Discute-se, atualmente, a (im)possibilidade da tipificação do crime de lavagem de dinheiro, na hipótese em que bens, direitos ou valores são adquiridos com recursos oriundos do crime de sonegação fiscal. Malgrado existam correntes doutrinárias que decretam que é atípica a conduta de lavagem de dinheiro em casos de supressão ou redução de tributos, por inexistência de crime antecedente, há, nessa problemática, relevantes desdobramentos.
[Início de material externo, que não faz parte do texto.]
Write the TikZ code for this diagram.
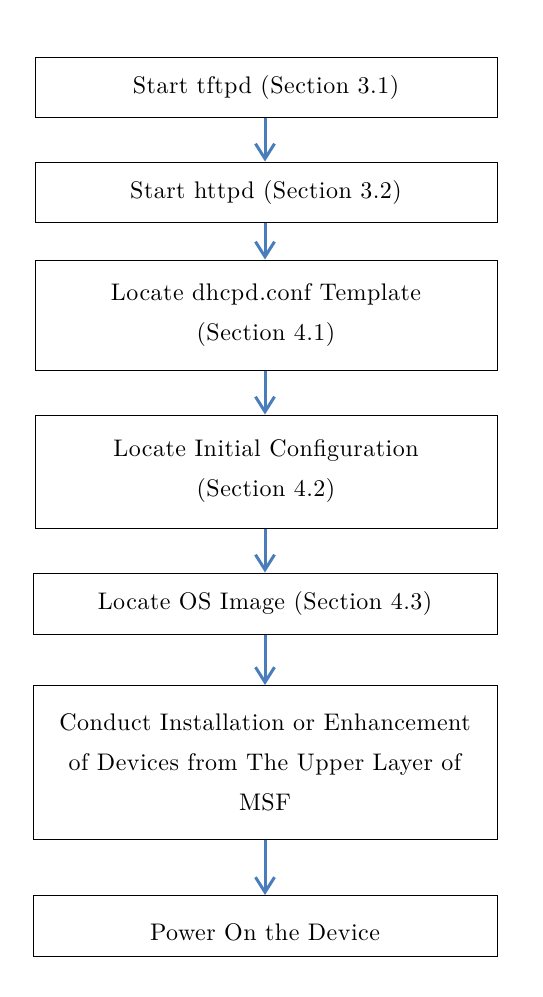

Sabe-se, nessa quadra argumentativa, que, desde a edição da Lei n.º 12.683/2012, a lavagem de capitais passou a admitir, como crime antecedente, qualquer infração de temática penal. A alteração legislativa veio a derrubar a taxatividade dos delitos que antecediam o cometimento do branqueamento de capitais, expandindo o espectro de abrangência do tipo penal cotejado, trazendo ao cenário jurídico discussões bastante intrigantes em relação à estrutura típica do delito. Veja-se que a existência de uma infração penal, seja ela uma simples contravenção penal até um vultoso caso de tráfico de entorpecentes, é indispensável para a tipicidade, não obstante não necessitar, sequer, da existência de ação penal tendente a apurar, julgar e condenar o acusado pelo delito prévio (art. 2.º, inc. II, da Lei n.º 9.613/98). Assim, a partir do advento da nova lei, tem-se, por certo, um nebuloso alcance da lavagem de capitais, pois, grosso modo, qualquer crime ou contravenção penal que gere algum tipo de lucro, ou seja, conversão de dinheiro ilícito em idôneo, é suficiente para consumar a lavagem de dinheiro[1].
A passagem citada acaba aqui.